__Task brief__
Set all the material down again unchanged, without the pictures.

--- begin Data extract ---

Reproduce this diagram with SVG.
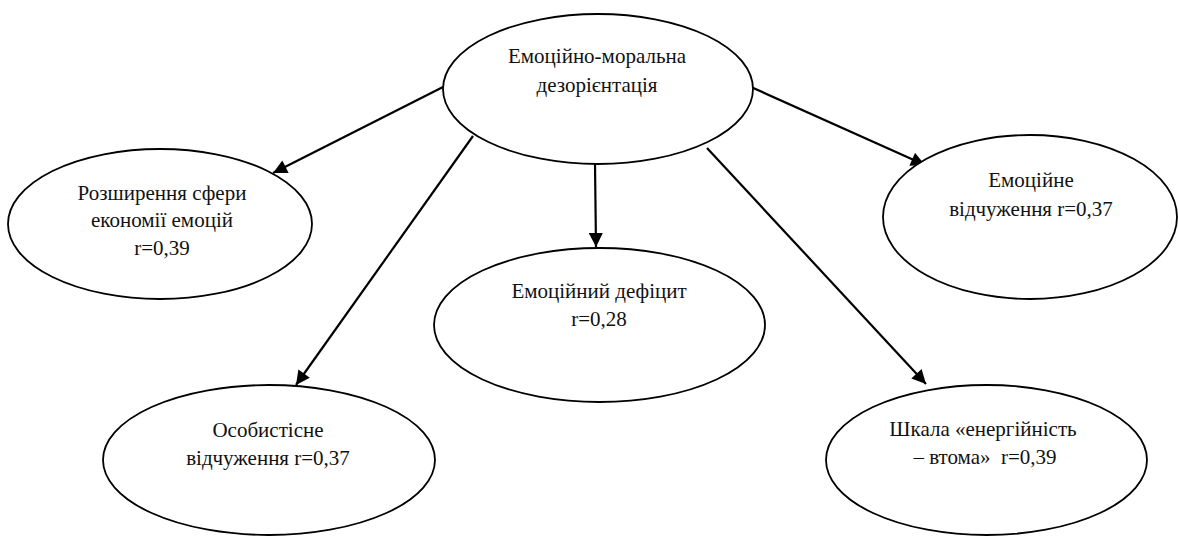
<svg xmlns="http://www.w3.org/2000/svg" width="1178" height="536" viewBox="0 0 1178 536">
  <style>
    .node ellipse { fill: #fff; stroke: #000; stroke-width: 1.8; }
    .node text { font-family: "Liberation Serif", "Times New Roman", "DejaVu Serif", serif; font-size: 21px; fill: #111; text-anchor: middle; }
    .edge { stroke: #000; stroke-width: 2.2; fill: none; marker-end: url(#arrow); }
  </style>
  <defs>
    <marker id="arrow" viewBox="0 0 10 10" refX="10" refY="5" markerUnits="userSpaceOnUse" markerWidth="16" markerHeight="14" orient="auto">
      <path d="M0,0 L10,5 L0,10 Z" fill="#000"/>
    </marker>
  </defs>

  <rect width="1178" height="536" fill="#fff"/>

  <!-- connectors -->
  <g id="connectors">
    <line class="edge" x1="443" y1="87" x2="273" y2="173"/>
    <line class="edge" x1="473" y1="136" x2="296" y2="385"/>
    <line class="edge" x1="595" y1="164" x2="596" y2="247"/>
    <line class="edge" x1="751" y1="87" x2="925" y2="165"/>
    <line class="edge" x1="707" y1="148" x2="926" y2="384"/>
  </g>

  <!-- nodes -->
  <g id="node-root" class="node">
    <ellipse cx="598" cy="89" rx="155" ry="75"/>
    <text x="597" y="63">Емоційно-моральна</text>
    <text x="597" y="92">дезорієнтація</text>
  </g>

  <g id="node-economy" class="node">
    <ellipse cx="160" cy="224" rx="152" ry="75"/>
    <text x="162" y="200">Розширення сфери</text>
    <text x="162" y="227">економії емоцій</text>
    <text x="162" y="255">r=0,39</text>
  </g>

  <g id="node-deficit" class="node">
    <ellipse cx="599.5" cy="325" rx="165.5" ry="77"/>
    <text x="599" y="298">Емоційний дефіцит</text>
    <text x="599" y="326">r=0,28</text>
  </g>

  <g id="node-emotional" class="node">
    <ellipse cx="1030" cy="217" rx="147" ry="82"/>
    <text x="1031" y="187">Емоційне</text>
    <text x="1031" y="216">відчуження r=0,37</text>
  </g>

  <g id="node-personal" class="node">
    <ellipse cx="269" cy="460" rx="166" ry="75"/>
    <text x="268" y="437">Особистісне</text>
    <text x="268" y="465">відчуження r=0,37</text>
  </g>

  <g id="node-energy" class="node">
    <ellipse cx="986.5" cy="460" rx="160.5" ry="75"/>
    <text x="983" y="436">Шкала «енергійність</text>
    <text x="985" y="464" xml:space="preserve">– втома»  r=0,39</text>
  </g>
</svg>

--- end Data extract ---

__Correct result__
Reproduce this diagram with SVG.
<svg xmlns="http://www.w3.org/2000/svg" width="1178" height="536" viewBox="0 0 1178 536">
  <style>
    .node ellipse { fill: #fff; stroke: #000; stroke-width: 1.8; }
    .node text { font-family: "Liberation Serif", "Times New Roman", "DejaVu Serif", serif; font-size: 21px; fill: #111; text-anchor: middle; }
    .edge { stroke: #000; stroke-width: 2.2; fill: none; marker-end: url(#arrow); }
  </style>
  <defs>
    <marker id="arrow" viewBox="0 0 10 10" refX="10" refY="5" markerUnits="userSpaceOnUse" markerWidth="16" markerHeight="14" orient="auto">
      <path d="M0,0 L10,5 L0,10 Z" fill="#000"/>
    </marker>
  </defs>

  <rect width="1178" height="536" fill="#fff"/>

  <!-- connectors -->
  <g id="connectors">
    <line class="edge" x1="443" y1="87" x2="273" y2="173"/>
    <line class="edge" x1="473" y1="136" x2="296" y2="385"/>
    <line class="edge" x1="595" y1="164" x2="596" y2="247"/>
    <line class="edge" x1="751" y1="87" x2="925" y2="165"/>
    <line class="edge" x1="707" y1="148" x2="926" y2="384"/>
  </g>

  <!-- nodes -->
  <g id="node-root" class="node">
    <ellipse cx="598" cy="89" rx="155" ry="75"/>
    <text x="597" y="63">Емоційно-моральна</text>
    <text x="597" y="92">дезорієнтація</text>
  </g>

  <g id="node-economy" class="node">
    <ellipse cx="160" cy="224" rx="152" ry="75"/>
    <text x="162" y="200">Розширення сфери</text>
    <text x="162" y="227">економії емоцій</text>
    <text x="162" y="255">r=0,39</text>
  </g>

  <g id="node-deficit" class="node">
    <ellipse cx="599.5" cy="325" rx="165.5" ry="77"/>
    <text x="599" y="298">Емоційний дефіцит</text>
    <text x="599" y="326">r=0,28</text>
  </g>

  <g id="node-emotional" class="node">
    <ellipse cx="1030" cy="217" rx="147" ry="82"/>
    <text x="1031" y="187">Емоційне</text>
    <text x="1031" y="216">відчуження r=0,37</text>
  </g>

  <g id="node-personal" class="node">
    <ellipse cx="269" cy="460" rx="166" ry="75"/>
    <text x="268" y="437">Особистісне</text>
    <text x="268" y="465">відчуження r=0,37</text>
  </g>

  <g id="node-energy" class="node">
    <ellipse cx="986.5" cy="460" rx="160.5" ry="75"/>
    <text x="983" y="436">Шкала «енергійність</text>
    <text x="985" y="464" xml:space="preserve">– втома»  r=0,39</text>
  </g>
</svg>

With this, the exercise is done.